Segundo Zé Paulo, isto tudo não passa de uma metáfora enganadora. Então, e
o que acontece a tudo o que existe nas vizinhanças de um gigantesco buraco
negro? Esse será o local menos apropriado para ter ideias estranhas. Aí, nesse
lugar, tudo o que possa correr mal, corre sem falhas, e entendemos que o espaço
que nada é se comporta como coisa e assume características de coisa.
O vazio é tudo menos o nada!
O vazio é a razão de todo o movimento, de todo este caos e frenesim, e de todo
o caos e frenesim existente junto às mais remotas galáxias.
O espaço é o maior dos oceanos, é onde todas as partículas se movem de
maneiras distintas e a diferentes velocidades. Higgs sempre o soube! Afinal o
espaço, esse gigantesco vazio, é matéria.
O mais vazio e distante de todos os espaços vazios é tão caótico como
qualquer outro, e influencia o comportamento da matéria, influencia até o seu
próprio comportamento, daí ser tão caótica esta complicadíssima equação.
Qual o destino do cosmos?
Porque é que se expande, ainda hoje, este tremendo vazio? E será que se
expande à mesma velocidade de ontem, de anteontem? Será que se contrai?

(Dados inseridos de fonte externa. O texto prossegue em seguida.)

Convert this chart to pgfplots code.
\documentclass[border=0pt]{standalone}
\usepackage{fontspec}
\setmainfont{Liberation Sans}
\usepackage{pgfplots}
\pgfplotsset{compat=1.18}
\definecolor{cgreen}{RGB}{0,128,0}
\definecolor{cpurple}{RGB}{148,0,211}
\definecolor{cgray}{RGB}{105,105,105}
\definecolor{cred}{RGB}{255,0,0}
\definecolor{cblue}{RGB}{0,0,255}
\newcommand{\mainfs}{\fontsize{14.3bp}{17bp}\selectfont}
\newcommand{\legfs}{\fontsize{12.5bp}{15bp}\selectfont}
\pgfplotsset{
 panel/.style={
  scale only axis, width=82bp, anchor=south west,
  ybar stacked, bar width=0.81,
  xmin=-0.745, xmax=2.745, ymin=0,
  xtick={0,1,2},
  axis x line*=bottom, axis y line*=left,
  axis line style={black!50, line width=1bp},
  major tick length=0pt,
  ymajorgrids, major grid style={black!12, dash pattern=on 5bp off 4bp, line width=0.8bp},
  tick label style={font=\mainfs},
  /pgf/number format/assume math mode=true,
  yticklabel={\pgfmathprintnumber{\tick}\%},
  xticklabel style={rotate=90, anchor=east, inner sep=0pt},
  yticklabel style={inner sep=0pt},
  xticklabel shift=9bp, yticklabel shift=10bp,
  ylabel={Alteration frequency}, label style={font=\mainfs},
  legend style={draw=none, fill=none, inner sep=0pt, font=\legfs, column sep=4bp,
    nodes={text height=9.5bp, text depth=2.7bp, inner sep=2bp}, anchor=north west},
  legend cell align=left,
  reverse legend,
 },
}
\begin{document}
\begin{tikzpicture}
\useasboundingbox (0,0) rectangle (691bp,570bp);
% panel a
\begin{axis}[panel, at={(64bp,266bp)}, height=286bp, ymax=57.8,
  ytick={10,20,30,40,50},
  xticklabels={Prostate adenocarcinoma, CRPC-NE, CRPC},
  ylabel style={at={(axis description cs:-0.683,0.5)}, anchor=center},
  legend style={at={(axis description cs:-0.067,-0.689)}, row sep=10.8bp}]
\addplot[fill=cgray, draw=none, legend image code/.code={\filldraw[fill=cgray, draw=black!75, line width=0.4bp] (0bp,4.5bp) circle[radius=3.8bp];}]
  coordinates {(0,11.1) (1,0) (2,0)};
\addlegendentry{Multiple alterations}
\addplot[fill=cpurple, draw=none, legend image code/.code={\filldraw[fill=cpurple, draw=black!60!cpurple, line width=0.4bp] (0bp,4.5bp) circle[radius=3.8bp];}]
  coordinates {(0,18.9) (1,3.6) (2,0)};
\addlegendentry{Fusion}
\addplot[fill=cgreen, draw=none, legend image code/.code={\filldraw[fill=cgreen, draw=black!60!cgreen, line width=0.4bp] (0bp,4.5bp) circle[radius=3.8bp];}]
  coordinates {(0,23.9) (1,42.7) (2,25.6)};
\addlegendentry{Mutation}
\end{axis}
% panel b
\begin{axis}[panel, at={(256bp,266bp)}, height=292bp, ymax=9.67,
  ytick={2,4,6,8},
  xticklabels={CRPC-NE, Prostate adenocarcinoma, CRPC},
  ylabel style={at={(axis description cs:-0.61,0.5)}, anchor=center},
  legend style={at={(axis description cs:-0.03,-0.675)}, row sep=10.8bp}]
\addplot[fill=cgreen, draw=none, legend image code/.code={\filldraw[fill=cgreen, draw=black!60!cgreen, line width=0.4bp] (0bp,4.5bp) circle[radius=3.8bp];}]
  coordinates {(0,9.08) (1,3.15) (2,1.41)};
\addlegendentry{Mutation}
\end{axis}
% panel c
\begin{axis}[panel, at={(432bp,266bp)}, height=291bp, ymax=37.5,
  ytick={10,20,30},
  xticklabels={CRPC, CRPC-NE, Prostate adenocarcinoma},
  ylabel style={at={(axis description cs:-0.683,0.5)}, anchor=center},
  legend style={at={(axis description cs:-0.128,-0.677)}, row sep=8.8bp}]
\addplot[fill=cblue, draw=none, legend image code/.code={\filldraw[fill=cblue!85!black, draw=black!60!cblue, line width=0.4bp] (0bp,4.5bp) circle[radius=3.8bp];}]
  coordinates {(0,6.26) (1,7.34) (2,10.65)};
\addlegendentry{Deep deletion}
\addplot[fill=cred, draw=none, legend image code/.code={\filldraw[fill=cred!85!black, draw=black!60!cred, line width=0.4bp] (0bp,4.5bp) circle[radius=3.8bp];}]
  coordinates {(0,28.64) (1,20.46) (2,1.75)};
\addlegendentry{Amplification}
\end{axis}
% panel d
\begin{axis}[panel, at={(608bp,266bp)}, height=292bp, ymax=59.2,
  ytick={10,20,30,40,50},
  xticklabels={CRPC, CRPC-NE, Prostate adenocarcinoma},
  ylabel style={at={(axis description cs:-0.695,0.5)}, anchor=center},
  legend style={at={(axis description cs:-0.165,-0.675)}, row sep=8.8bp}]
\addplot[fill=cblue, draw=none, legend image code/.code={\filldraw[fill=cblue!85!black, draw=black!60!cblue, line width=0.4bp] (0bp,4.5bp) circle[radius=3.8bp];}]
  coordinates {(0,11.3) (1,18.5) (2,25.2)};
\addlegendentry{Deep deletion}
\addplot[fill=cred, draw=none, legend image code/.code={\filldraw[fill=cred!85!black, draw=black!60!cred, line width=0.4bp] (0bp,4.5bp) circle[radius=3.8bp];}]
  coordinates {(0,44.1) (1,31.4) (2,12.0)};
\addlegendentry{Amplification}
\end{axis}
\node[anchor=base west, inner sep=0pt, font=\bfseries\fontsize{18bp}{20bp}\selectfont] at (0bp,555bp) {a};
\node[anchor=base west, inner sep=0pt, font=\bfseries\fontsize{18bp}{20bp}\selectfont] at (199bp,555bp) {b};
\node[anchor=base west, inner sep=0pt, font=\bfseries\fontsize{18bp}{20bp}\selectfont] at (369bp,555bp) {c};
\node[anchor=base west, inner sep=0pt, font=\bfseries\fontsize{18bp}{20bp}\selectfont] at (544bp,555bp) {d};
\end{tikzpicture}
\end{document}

- Tudo o que vemos e experimentamos pode muito bem ser um holograma, uma
cópia gigantesca elaborada por buracos negros astuciosamente semeados na
vastidão do cosmos. O espaço que conhecemos comporta-se de maneira idêntica no
interior e no exterior desses buracos negros, assim sendo, toda a realidade
pode muito bem ser apenas ilusão. Aquilo que nos habituámos a considerar como
sendo “a verdade” pode não passar de um gigantesco holograma, e tudo o que
somos mais não será que uma imagem holográfica nascida no centro dessa fábrica
do caos. “A verdade” é esta imagem mentirosa gerada pelas forças caóticas que
gravitam ao redor e no interior de imensos buracos negros semeados pelo
universo interminável.
O caótico universo conta com a ajuda e o domínio da energia escura para
continuar a acelerar e a expandir-se. O curioso, o verdadeiramente caótico e
curioso, é que ninguém ainda conseguiu explicar o que é esta força a que
chamamos de “energia negra”. Afastar as galáxias ainda mais umas das outras
parece ser a sua função, e esta força tanto pode ser constante como variar em função
do tempo. Zé Paulo reafirma que a ela se ficará a dever o caos absoluto e
poderoso que se encarregará de desintegrar o universo e todos os seus átomos.